Reviewed by Lexie CornerApr 3 2025
Scientists from the University of Manchester have created a sophisticated sensor that can quickly and accurately identify volcanic gases. Their findings were published in the journal Science Advances.
Helicopter at Soufrière Hills Volcano. Image Credit: Alexander Riddell
New research suggests that previous estimates of carbon dioxide (CO2) volcanoes were significantly underestimated.
The research team analyzed emissions at Soufrière Hills Volcano on the Caribbean Island of Montserrat using a sensor installed on a helicopter. They discovered that the volcano released three times more CO2 as previous studies had predicted.
Scientists typically focus on hot vents called fumaroles, which emit large amounts of easily detectable acid gases like sulfur dioxide (SO2) and hydrogen chloride (HCl).
However, many volcanoes also have colder fumaroles, where acidic gases are absorbed by the volcano's water-rich hydrothermal systems, making them more difficult to detect. As a result, CO2 emissions from these cooler sources are often overlooked, leading to significant underestimation of volcanic gas output.
The new method, which reveals these hidden emissions, provides a more accurate measurement of gas production from volcanoes.
These findings have important implications for volcanic monitoring and eruption prediction.
Volcanoes play a crucial role in the Earth's carbon cycle, releasing CO2 into the atmosphere, so understanding the emissions is crucial for understanding its impact on our climate. Our findings demonstrate the importance of fast sampling rates and high-precision sensors, capable of detecting large contributions of cooler CO2-rich gas.

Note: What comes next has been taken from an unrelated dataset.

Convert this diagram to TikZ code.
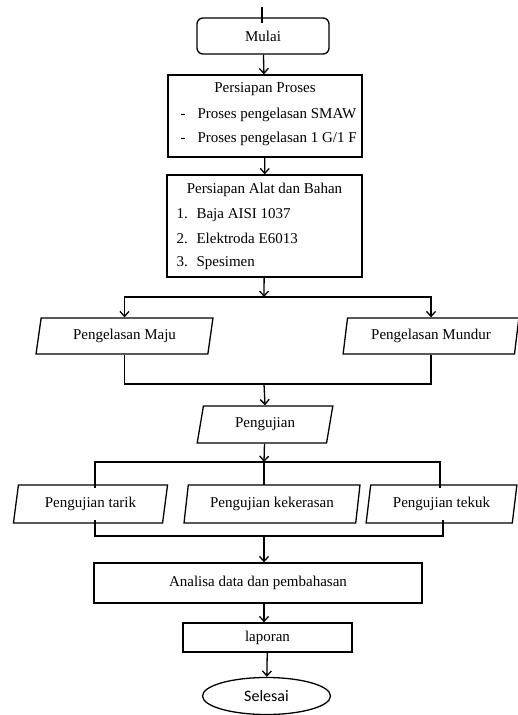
\documentclass[tikz,border=0pt]{standalone}
\usepackage{fontspec}
\setmainfont{Liberation Serif}
\newfontfamily\endfont{Carlito}
\usetikzlibrary{shapes.geometric,arrows.meta}

\tikzset{
    box/.style={draw,line width=1.3pt,inner sep=0pt},
    io/.style={draw,line width=1.3pt,inner sep=0pt,trapezium,
        trapezium left angle=77,trapezium right angle=103,
        trapezium stretches=true},
    line/.style={draw,line width=1.3pt},
}

\begin{document}
\begin{tikzpicture}[x=1pt,y=-1pt,font=\fontsize{15}{17}\selectfont,
    >={Straight Barb[length=5pt,width=9pt]}]
\useasboundingbox (0,0) rectangle (518,715);

% start and the two preparation blocks
\node[box,rounded corners=6pt,minimum width=132pt,minimum height=36pt] (mulai) at (263,36) {Mulai};
\node[box,minimum width=194pt,minimum height=82pt] (proses) at (265,116) {};
\node (prosesT) at (265,89) {Persiapan Proses};
\foreach \y/\t [count=\i] in {118/{Proses pengelasan SMAW},142/{Proses pengelasan 1 G/1 F}}{
    \node[anchor=base west] (dash\i) at (177,\y) {-};
    \node[anchor=base west] (proses\i) at (194,\y) {\t};
}
\node[box,minimum width=195pt,minimum height=102pt] (alat) at (264.5,226) {};
\node (alatT) at (264.5,190) {Persiapan Alat dan Bahan};
\foreach \y/\t [count=\i] in {218/Baja AISI 1037,243/Elektroda E6013,266/Spesimen}{
    \node[anchor=base west] (no\i) at (173,\y) {\i.};
    \node[anchor=base west] (alat\i) at (193,\y) {\t};
}

% welding
\node[io,minimum width=177pt,minimum height=36pt] (maju) at (124.5,336) {Pengelasan Maju};
\node[io,minimum width=176pt,minimum height=36pt] (mundur) at (431,336) {Pengelasan Mundur};

% testing
\node[io,minimum width=136pt,minimum height=37pt] (uji) at (265,424.5) {Pengujian};
\node[io,minimum width=155pt,minimum height=38pt] (tarik) at (90.5,504) {Pengujian tarik};
\node[io,minimum width=176pt,minimum height=38pt] (keras) at (272,504) {Pengujian kekerasan};
\node[io,minimum width=151pt,minimum height=38pt] (tekuk) at (441.5,504) {Pengujian tekuk};

% end
\node[box,minimum width=328pt,minimum height=40pt] (analisa) at (258,583) {Analisa data dan pembahasan};
\node[box,minimum width=169pt,minimum height=29pt] (lapor) at (267.5,637.5) {laporan};
\node[draw,line width=1.3pt,ellipse,minimum width=128pt,minimum height=37pt,font=\endfont\fontsize{16}{18}\selectfont] (selesai) at (266.5,696) {Selesai};

\coordinate (top) at (262,7);
\coordinate (topEnd) at (262,23);
\coordinate (split1) at (264,297);
\coordinate (join1) at (264,384);
\coordinate (split2) at (264,462);
\coordinate (tarikIn) at (95,488);
\coordinate (kerasIn) at (264,485);
\coordinate (tekukIn) at (440,488);
\coordinate (tarikOut) at (95,520);
\coordinate (tekukOut) at (443,520);
\coordinate (join2) at (264,536);

\path[line] (top) -- (topEnd);
\path[line,->] (mulai) -- (proses);
\path[line,->] (proses) -- (alat);
\path[line,->] (alat) -- (split1);
\path[line,->] (split1) -| (maju.north);
\path[line,->] (split1) -| (mundur.north);
\path[line] (maju.south) |- (join1);
\path[line] (mundur.south) |- (join1);
\path[line,->] (join1) -- (uji.north);
\path[line,->] (uji) -- (split2);
\path[line] (tarikIn) |- (split2) -| (tekukIn);
\path[line] (split2) -- (kerasIn);
\path[line] (tarikOut) |- (join2) -| (tekukOut);
\path[line,->] (join2) -- (join2 |- analisa.north);
\path[line,->] (join2 |- analisa.south) -- (join2 |- lapor.north);
\path[line,->] (lapor) -- (selesai);
\end{tikzpicture}
\end{document}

Alexander Riddell, Study Lead Researcher, The University of Manchester
Riddell added, “However, it is also important to realize that despite our findings that CO2 emissions could be around three times higher than we expected for volcanoes capped by hydrothermal systems, volcanoes still contribute less than 5 % of global CO2 emissions, far less than human activities such as fossil fuel combustion and deforestation.”
Mike Burton, Professor of Volcanology at The University of Manchester and study co-author, added, “Development of high-sensitivity high-frequency magmatic gas instruments opens up a new frontier in volcanological science and volcano monitoring. This work demonstrates the new discoveries which await us. By capturing a more complete picture of volcanic gas emissions, we can gain deeper insights into magma movement, and observe potential signs of impending eruptions and signs that an ongoing eruption might be ending.”
Burton added, “For the people living near active volcanoes, such advancements could enhance early warning systems and improve safety measures.”
The research was conducted in collaboration with the Montserrat Volcano Observatory and the National Institute of Optics in Firenze, Italy. The study team is currently seeking funding to make this device compatible with unmanned aerial vehicle platforms, which would enable precise gas measurements in challenging and hazardous conditions.
Journal Reference:
Riddell, A., et al. (2025) Quantification of low-temperature gas emissions reveals CO2 flux underestimates at Soufrière Hills volcano, Montserrat. Science Advances. doi.org/10.1126/sciadv.ads8864.